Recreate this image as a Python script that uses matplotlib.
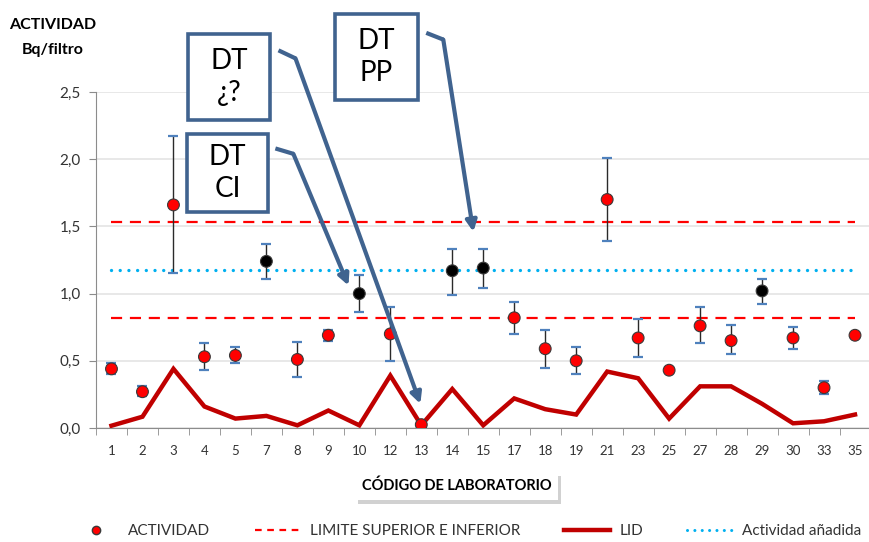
"""Actividad por laboratorio con límites, LID y actividad añadida."""

import numpy as np
import matplotlib
matplotlib.use('Agg')
import matplotlib.pyplot as plt
from matplotlib.patches import Rectangle
from matplotlib import patheffects as pe

plt.rcParams['font.family'] = ['Lato', 'DejaVu Sans']

labs = ['1', '2', '3', '4', '5', '7', '8', '9', '10', '12', '13', '14', '15',
        '17', '18', '19', '21', '23', '25', '27', '28', '29', '30', '33', '35']
actividad = [0.44, 0.27, 1.66, 0.53, 0.54, 1.24, 0.51, 0.69, 1.00, 0.70, 0.025,
             1.17, 1.19, 0.82, 0.59, 0.50, 1.70, 0.67, 0.43, 0.76, 0.65, 1.02,
             0.67, 0.30, 0.69]
act_lo = [0.40, 0.24, 1.15, 0.43, 0.48, 1.11, 0.38, 0.65, 0.86, 0.50, 0.025,
          0.99, 1.04, 0.70, 0.45, 0.40, 1.39, 0.53, 0.41, 0.63, 0.55, 0.92,
          0.59, 0.25, 0.67]
act_hi = [0.48, 0.31, 2.17, 0.63, 0.60, 1.37, 0.64, 0.73, 1.14, 0.90, 0.025,
          1.33, 1.33, 0.94, 0.73, 0.60, 2.01, 0.81, 0.45, 0.90, 0.77, 1.11,
          0.75, 0.35, 0.71]
lid = [0.017, 0.084, 0.44, 0.16, 0.07, 0.09, 0.02, 0.13, 0.02, 0.39, 0.02,
       0.29, 0.02, 0.22, 0.14, 0.10, 0.42, 0.37, 0.07, 0.31, 0.31, 0.18,
       0.035, 0.05, 0.10]
labs_negros = ['7', '10', '14', '15', '29']  # puntos dibujados en negro
lim_sup = 1.53
lim_inf = 0.82
act_anadida = 1.175
yticks = [0.0, 0.5, 1.0, 1.5, 2.0, 2.5]

# callouts: text, box (px), arrow path (data coords: start, bend, tip)
callouts = [
    ('DT\n¿?', (188, 34, 270, 120), [(5.39, 2.81), (5.94, 2.75), (9.97, 0.18)]),
    ('DT\nCI', (187, 134, 268, 212), [(5.29, 2.08), (5.87, 2.04), (7.65, 1.06)]),
    ('DT\nPP', (335, 14, 418, 100), [(10.16, 2.94), (10.71, 2.89), (11.68, 1.46)]),
]

W, H = 869, 542
fig = plt.figure(figsize=(W / 100, H / 100), dpi=100)
ax = fig.add_axes([96 / W, (H - 428) / H, (870.5 - 96) / W, 336 / H])

x = np.arange(len(labs))
y = np.array(actividad)
lo = np.array(act_lo)
hi = np.array(act_hi)

# grid and axes
ax.set_xlim(-0.5, len(labs) - 0.5)
ax.set_ylim(0, 2.5)
ax.set_yticks(yticks)
ax.set_yticklabels([f'{v:.1f}'.replace('.', ',') for v in yticks])
ax.yaxis.grid(True, color='#e4e4e4', linewidth=1.2)
ax.set_axisbelow(True)
for s in ['top', 'right']:
    ax.spines[s].set_visible(False)
for s in ['left', 'bottom']:
    ax.spines[s].set_color('#8c8c8c')
ax.set_xticks(x)
ax.set_xticklabels(labs)
ax.set_xticks(np.arange(len(labs) + 1) - 0.5, minor=True)
ax.tick_params(axis='x', which='major', length=0, pad=12, labelsize=9.5,
               labelcolor='#333333')
ax.tick_params(axis='x', which='minor', length=5, color='#8c8c8c')
ax.tick_params(axis='y', length=5, color='#8c8c8c', labelsize=11,
               labelcolor='#333333', pad=6)

# lines
ax.plot([x[0], x[-1]], [lim_sup, lim_sup], color='#ff0000', lw=1.6,
        dashes=(5, 3.5), zorder=2)
ax.plot([x[0], x[-1]], [lim_inf, lim_inf], color='#ff0000', lw=1.6,
        dashes=(5, 3.5), zorder=2)
ax.plot([x[0], x[-1]], [act_anadida, act_anadida], color='#00b0f0', lw=2.4,
        dashes=(0.01, 2.6), dash_capstyle='round', zorder=2)
ax.plot(x, lid, color='#c00000', lw=3.2, solid_joinstyle='miter', zorder=3)

# error bars
eb = ax.errorbar(x, y, yerr=[y - lo, hi - y], fmt='none', ecolor='#2a2a2a',
                 elinewidth=1.0, capsize=3.6, capthick=1.6, zorder=4)
for cap in eb[1]:
    cap.set_markeredgecolor('#4f81bd')
    cap.set_color('#4f81bd')

colors = ['black' if l in labs_negros else '#ff0000' for l in labs]
ax.scatter(x, y, s=72, c=colors, edgecolors='#3a3a3a', linewidths=0.8,
           zorder=5)

# callout arrows and boxes
blue = '#40638f'
for txt, (x0, y0, x1, y1), path in callouts:
    (sx, sy), (bx, by), (tx, ty) = path
    ax.plot([sx, bx], [sy, by], color=blue, lw=3, solid_capstyle='butt',
            clip_on=False, zorder=6)
    ax.annotate('', xy=(tx, ty), xytext=(bx, by), annotation_clip=False,
                arrowprops=dict(arrowstyle='-|>', color=blue, lw=3,
                                mutation_scale=16, shrinkA=0, shrinkB=0),
                zorder=6)
    fig.add_artist(Rectangle((x0 / W, 1 - y1 / H), (x1 - x0) / W,
                             (y1 - y0) / H, facecolor='white', edgecolor=blue,
                             lw=2.6, zorder=7))
    fig.text((x0 + x1) / 2 / W, 1 - (y0 + y1) / 2 / H, txt, ha='center',
             va='center', fontsize=20, linespacing=1.25, zorder=8)

# axis titles
fig.text(53 / W, 1 - 25 / H, 'ACTIVIDAD', ha='center', va='center',
         fontsize=11.5, fontweight='bold')
fig.text(53 / W, 1 - 50 / H, 'Bq/filtro', ha='center', va='center',
         fontsize=11.5, fontweight='bold')
xl = fig.text(457 / W, 1 - 486 / H, 'CÓDIGO DE LABORATORIO', ha='center',
              va='center', fontsize=10.5, fontweight='bold',
              bbox=dict(boxstyle='square,pad=0.45', facecolor='white',
                        edgecolor='none'))
xl.get_bbox_patch().set_path_effects([
    pe.SimplePatchShadow(offset=(2, -3), shadow_rgbFace='#9a9a9a', alpha=0.45),
    pe.Normal()])

# legend
h1 = plt.Line2D([], [], ls='none', marker='o', color='#ff0000',
                markeredgecolor='#3a3a3a', markersize=6)
h2 = plt.Line2D([], [], color='#ff0000', lw=1.6, dashes=(3, 2.5))
h3 = plt.Line2D([], [], color='#c00000', lw=3.2)
h4 = plt.Line2D([], [], color='#00b0f0', lw=2.2, dashes=(0.01, 2.4),
                dash_capstyle='round')
fig.legend([h1, h2, h3, h4],
           ['ACTIVIDAD', 'LIMITE SUPERIOR E INFERIOR', 'LID',
            'Actividad añadida'],
           loc='center', bbox_to_anchor=(0.538, 1 - 531 / H), ncol=4,
           frameon=False, fontsize=11, handlelength=3.0, columnspacing=2.9,
           handletextpad=0.6, labelcolor='#333333')

fig.savefig('out.png', dpi=100)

THE REQUEST:
Give again, word for word, every line from the top of the data above to the line holding "hi = np.array(act_hi)", inclusive, with the pictures left out.

SOLUTION:
Recreate this image as a Python script that uses matplotlib.
"""Actividad por laboratorio con límites, LID y actividad añadida."""

import numpy as np
import matplotlib
matplotlib.use('Agg')
import matplotlib.pyplot as plt
from matplotlib.patches import Rectangle
from matplotlib import patheffects as pe

plt.rcParams['font.family'] = ['Lato', 'DejaVu Sans']

labs = ['1', '2', '3', '4', '5', '7', '8', '9', '10', '12', '13', '14', '15',
        '17', '18', '19', '21', '23', '25', '27', '28', '29', '30', '33', '35']
actividad = [0.44, 0.27, 1.66, 0.53, 0.54, 1.24, 0.51, 0.69, 1.00, 0.70, 0.025,
             1.17, 1.19, 0.82, 0.59, 0.50, 1.70, 0.67, 0.43, 0.76, 0.65, 1.02,
             0.67, 0.30, 0.69]
act_lo = [0.40, 0.24, 1.15, 0.43, 0.48, 1.11, 0.38, 0.65, 0.86, 0.50, 0.025,
          0.99, 1.04, 0.70, 0.45, 0.40, 1.39, 0.53, 0.41, 0.63, 0.55, 0.92,
          0.59, 0.25, 0.67]
act_hi = [0.48, 0.31, 2.17, 0.63, 0.60, 1.37, 0.64, 0.73, 1.14, 0.90, 0.025,
          1.33, 1.33, 0.94, 0.73, 0.60, 2.01, 0.81, 0.45, 0.90, 0.77, 1.11,
          0.75, 0.35, 0.71]
lid = [0.017, 0.084, 0.44, 0.16, 0.07, 0.09, 0.02, 0.13, 0.02, 0.39, 0.02,
       0.29, 0.02, 0.22, 0.14, 0.10, 0.42, 0.37, 0.07, 0.31, 0.31, 0.18,
       0.035, 0.05, 0.10]
labs_negros = ['7', '10', '14', '15', '29']  # puntos dibujados en negro
lim_sup = 1.53
lim_inf = 0.82
act_anadida = 1.175
yticks = [0.0, 0.5, 1.0, 1.5, 2.0, 2.5]

# callouts: text, box (px), arrow path (data coords: start, bend, tip)
callouts = [
    ('DT\n¿?', (188, 34, 270, 120), [(5.39, 2.81), (5.94, 2.75), (9.97, 0.18)]),
    ('DT\nCI', (187, 134, 268, 212), [(5.29, 2.08), (5.87, 2.04), (7.65, 1.06)]),
    ('DT\nPP', (335, 14, 418, 100), [(10.16, 2.94), (10.71, 2.89), (11.68, 1.46)]),
]

W, H = 869, 542
fig = plt.figure(figsize=(W / 100, H / 100), dpi=100)
ax = fig.add_axes([96 / W, (H - 428) / H, (870.5 - 96) / W, 336 / H])

x = np.arange(len(labs))
y = np.array(actividad)
lo = np.array(act_lo)
hi = np.array(act_hi)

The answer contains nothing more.